What’s happening in Washington?

Outbreak Response Plan

Response plans are an important way to make sure that if an outbreak occurs, we know what to do and who to contact. Of course, response activities will depend on who is part of the cluster and what they need; where the cluster is taking place and what resources are available; and what partners are in the area and need to be involved. A single response plan for the entire state can’t take into account all of those different factors. Our office has developed a statewide HIV Cluster and Outbreak Response Plan that outlines who in our office is involved in finding and monitoring clusters, and how we would plan a response. It is updated regularly, and we’re working with partners in local health jurisdictions and community-based contracted partners to help them develop the portion of the response plan that outlines specific community needs, resources, and partners.

Community Engagement

In 2022, we initiated a community engagement process to conduct outreach to and engagement of communities disproportionately impacted by HIV for the purpose of delivering information on HIV surveillance activities, gathering input and feedback on the state’s HIV outbreak response plan, responding to questions and concerns, and developing recommendations for future engagement of these communities.

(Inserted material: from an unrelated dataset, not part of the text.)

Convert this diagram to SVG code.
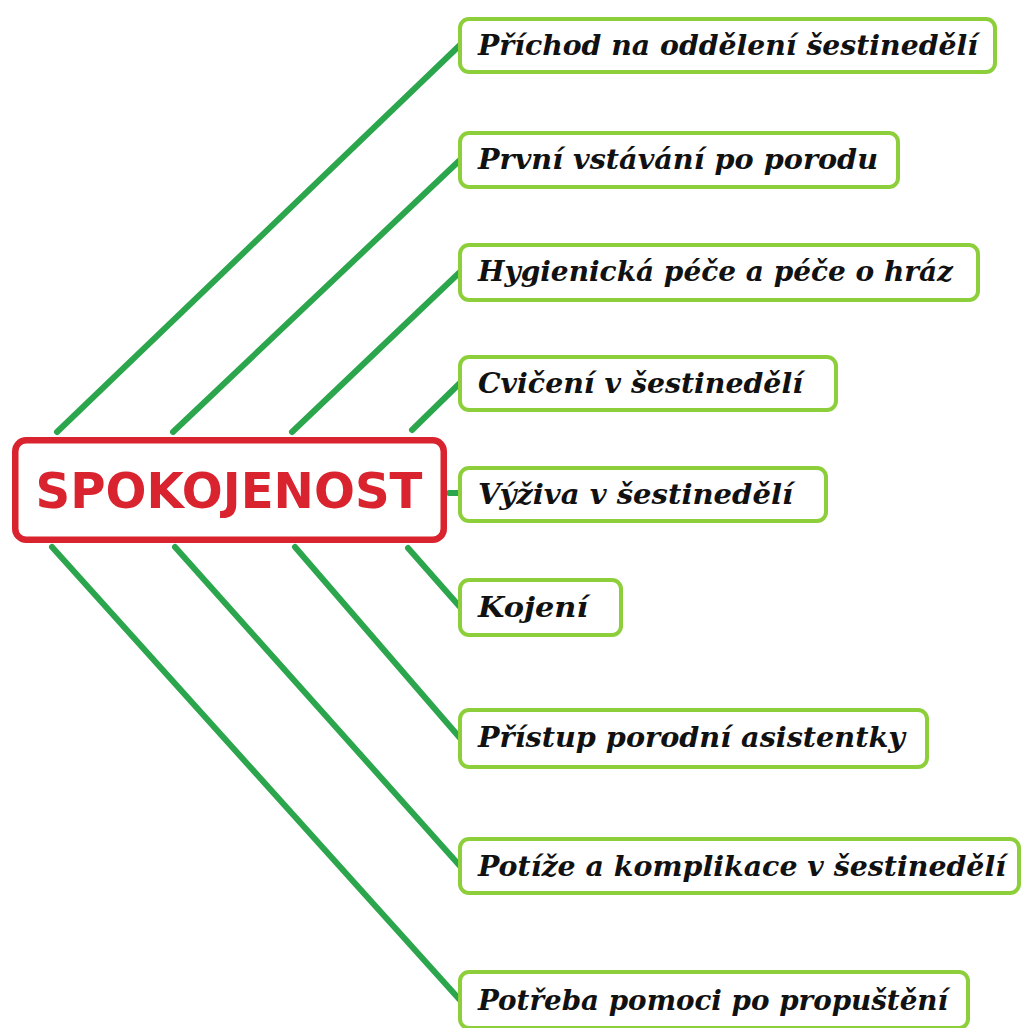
<svg xmlns="http://www.w3.org/2000/svg" width="1023" height="1028" viewBox="0 0 1023 1028">
<style>
.c{stroke:#2ba64c;stroke-width:6;stroke-linecap:round;fill:none}
.b{fill:#ffffff;stroke:#8ccf3a;stroke-width:4}
.t{font-family:"DejaVu Serif",serif;font-weight:bold;font-style:italic;font-size:28px;fill:#111111}
.m{fill:#ffffff;stroke:#d9232e;stroke-width:6.5}
.mt{font-family:"DejaVu Sans",sans-serif;font-weight:bold;font-size:49px;fill:#d9232e}
</style>
<rect width="1023" height="1028" fill="#ffffff"/>
<g id="connectors">
<line class="c" x1="57" y1="432" x2="460" y2="45"/>
<line class="c" x1="173" y1="432" x2="460" y2="160"/>
<line class="c" x1="292" y1="432" x2="460" y2="272"/>
<line class="c" x1="412" y1="430" x2="460" y2="383"/>
<line class="c" x1="449" y1="493" x2="464" y2="493"/>
<line class="c" x1="408" y1="548" x2="460" y2="607"/>
<line class="c" x1="295" y1="547" x2="460" y2="738"/>
<line class="c" x1="175" y1="547" x2="460" y2="866"/>
<line class="c" x1="52" y1="547" x2="460" y2="1000"/>
</g>
<g id="spokojenost">
<rect class="m" x="15.25" y="440.25" width="428.5" height="99.5" rx="11"/>
<text class="mt" x="229" y="508" text-anchor="middle" textLength="387" lengthAdjust="spacingAndGlyphs">SPOKOJENOST</text>
</g>
<g id="n1">
<rect class="b" x="460" y="19" width="535" height="53" rx="9"/>
<text class="t" x="478" y="55" textLength="500" lengthAdjust="spacingAndGlyphs">Příchod na oddělení šestinedělí</text>
</g>
<g id="n2">
<rect class="b" x="460" y="133" width="438" height="54" rx="9"/>
<text class="t" x="478" y="169" textLength="400" lengthAdjust="spacingAndGlyphs">První vstávání po porodu</text>
</g>
<g id="n3">
<rect class="b" x="460" y="245" width="518" height="55" rx="9"/>
<text class="t" x="478" y="281" textLength="475" lengthAdjust="spacingAndGlyphs">Hygienická péče a péče o hráz</text>
</g>
<g id="n4">
<rect class="b" x="460" y="357" width="376" height="53" rx="9"/>
<text class="t" x="478" y="393" textLength="325" lengthAdjust="spacingAndGlyphs">Cvičení v šestinedělí</text>
</g>
<g id="n5">
<rect class="b" x="460" y="468" width="366" height="53" rx="9"/>
<text class="t" x="478" y="504" textLength="315" lengthAdjust="spacingAndGlyphs">Výživa v šestinedělí</text>
</g>
<g id="n6">
<rect class="b" x="460" y="580" width="161" height="55" rx="9"/>
<text class="t" x="478" y="617" textLength="110" lengthAdjust="spacingAndGlyphs">Kojení</text>
</g>
<g id="n7">
<rect class="b" x="460" y="710" width="467" height="57" rx="9"/>
<text class="t" x="478" y="747" textLength="427" lengthAdjust="spacingAndGlyphs">Přístup porodní asistentky</text>
</g>
<g id="n8">
<rect class="b" x="460" y="839" width="559" height="54" rx="9"/>
<text class="t" x="478" y="876" textLength="528" lengthAdjust="spacingAndGlyphs">Potíže a komplikace v šestinedělí</text>
</g>
<g id="n9">
<rect class="b" x="460" y="972" width="508" height="56" rx="9"/>
<text class="t" x="478" y="1010" textLength="470" lengthAdjust="spacingAndGlyphs">Potřeba pomoci po propuštění</text>
</g>
</svg>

We worked with an external contractor, Brian Minalga, who facilitated eight virtual discussions with participants from across the state. The findings and recommendations from these sessions are shared in Brian’s final report (Washington State HIV Response Plan: 2022 Community Engagement Report (PDF)).

These sessions were just a first step in what we know will be an ongoing process of community engagement around these topics. Participants offered valuable feedback and suggestions on how to continue to engage community members and reach those most impacted by HIV in Washington state. We will draw on these recommendations as we continue to partner with community towards our goal to end the epidemic of HIV in Washington.